Another RBNZ Quantitative Easing Program?
RBNZ Assistant Governor Details Five Unconventional Monetary Policies For Further Crises
While the New Zealand Dollar has been out of the limelight over recent months given the tide of hawkishness sweeping across central banks elsewhere in the G10 bloc, focus was once again on the antipodean currency yesterday.
Speaking during an interview with a domestic broadcaster, RBNZ assistant governor John McDermott caught the market offside as he noted the central bank’s willingness to engage in high level asset purchases if necessary, should another major financial crisis take place. So essentially, McDermott is referring to another RBNZ quantitative easing program.
RBNZ White Paper
The comments come on the back of a release of a research paper by the RBNZ highlighting the five options the bank has identified for dealing with any major economic shock, including quantitative easing. The paper basically highlights five unconventional policy approaches that the bank is willing to employ and is meant to reassure markets with the paper clearly stating that “there is no need to introduce unconventional monetary policies in New Zealand at this time”.
The bank was also keen to highlight that unlike other central banks such as the ECB, BOJ and the Fed, in the wake of the global financial crisis, the RBNZ didn’t need to resort to unconventional monetary policies to shore up the economy.
However, since the inflation has been persistently low and has dogged the economic outlook in the country and the traditional methods used by the bank so far, have been unable to get inflation back to target, which has raised concerns about how the bank would be able to deal with another financial markets shock. So, is another RBNZ quantitative easing program on the cards?

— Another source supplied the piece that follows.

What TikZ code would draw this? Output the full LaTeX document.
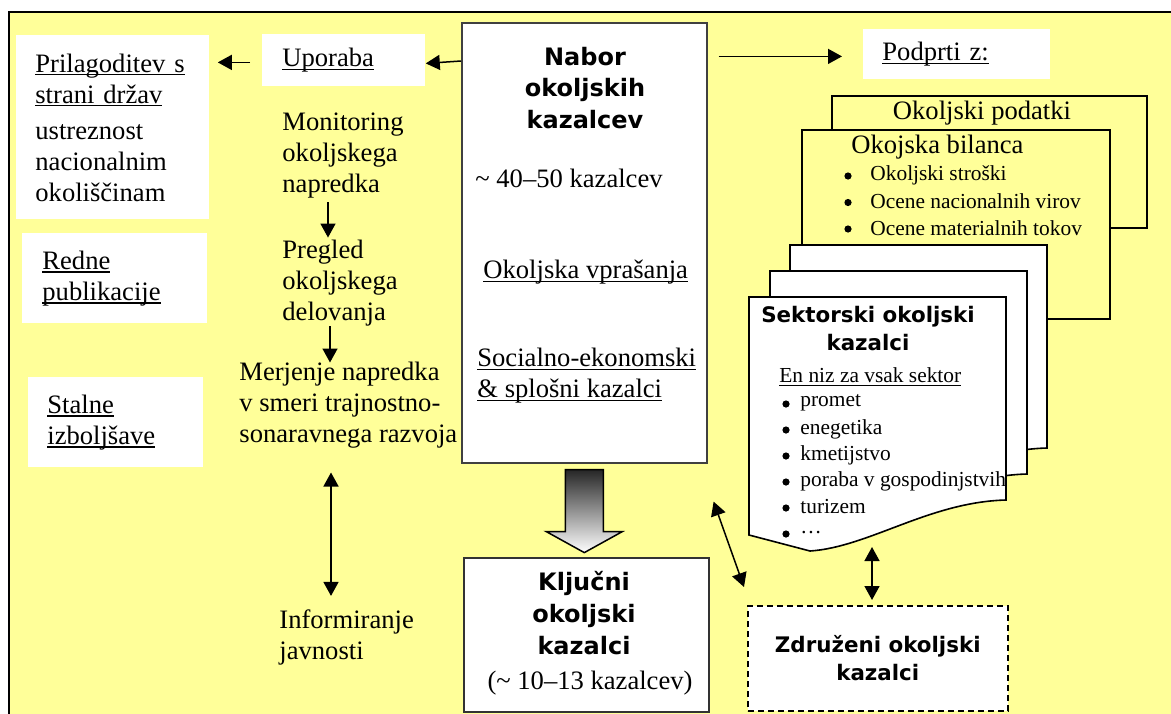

Commenting on the paper, McDermott said “this is all about planning for the future” and while there is “no imminent prospect” of needing to employ any of these strategies, “the probability of needing them at this point in the cycle is higher than it ever was in history” and consequently, “it would be silly of us not to be ready just in case”.
The five unconventional policies detailed by the RBNZ are as follows:
- Negative interest rates, with the bank willing to go as low as -0.75%
- Forward guidance, with the RBNZ making stronger moves to signal its intentions.
- QE: the RBNZ says it would consider large scale asset purchases including government and corporate bonds on the secondary market alongside potentially purchasing foreign bonds too. E.g. Another RBNZ quantitative easing program.
- Interest rate swaps. The RBNZ said it could use this method to influence broader rates
- Term lending facilities for banks. The RBNZ said it could lend to banks to guarantee them liquidity, against collateral
Elaborating on the options proposed, McDermott said that foreign experience suggests that the lower limit for the policy rate was around -0.75%, though he indicated a more likely level of -0.5% saying that having rates so low for too long would be detrimental o the health of the economy.
Referring to forward guidance, McDermott said that the bank is “well practised” though said that it would need to back up its commitments with asset purchases. In terms of asset purchases, McDermott said that the scale of government and corporate bond purchases would likely be limited to the relatively small size of the country’s financial markets. Consequently, the RBNZ could look to purchases bonds overseas with the intention of weakening the New Zealand Dollar.
As the country’s interest rate swaps market is relatively large and liquid, McDermott said that this channel could be used to influence broader interest rates without facing the same constraints as it would through bond purchases. Finally, McDermott said that offering banks loans against collateral could be an effective way to ensure liquidity doesn’t dry up and to ensure that borrowing costs stay low.
For now, NZDUSD remains trapped within the broad .67/68 – .74/.75 range which has framed price action over the last two years. Price is currently sitting on the rising. Price recently broke down through the long term rising trend line from 2015 lows, suggesting further downside might be coming.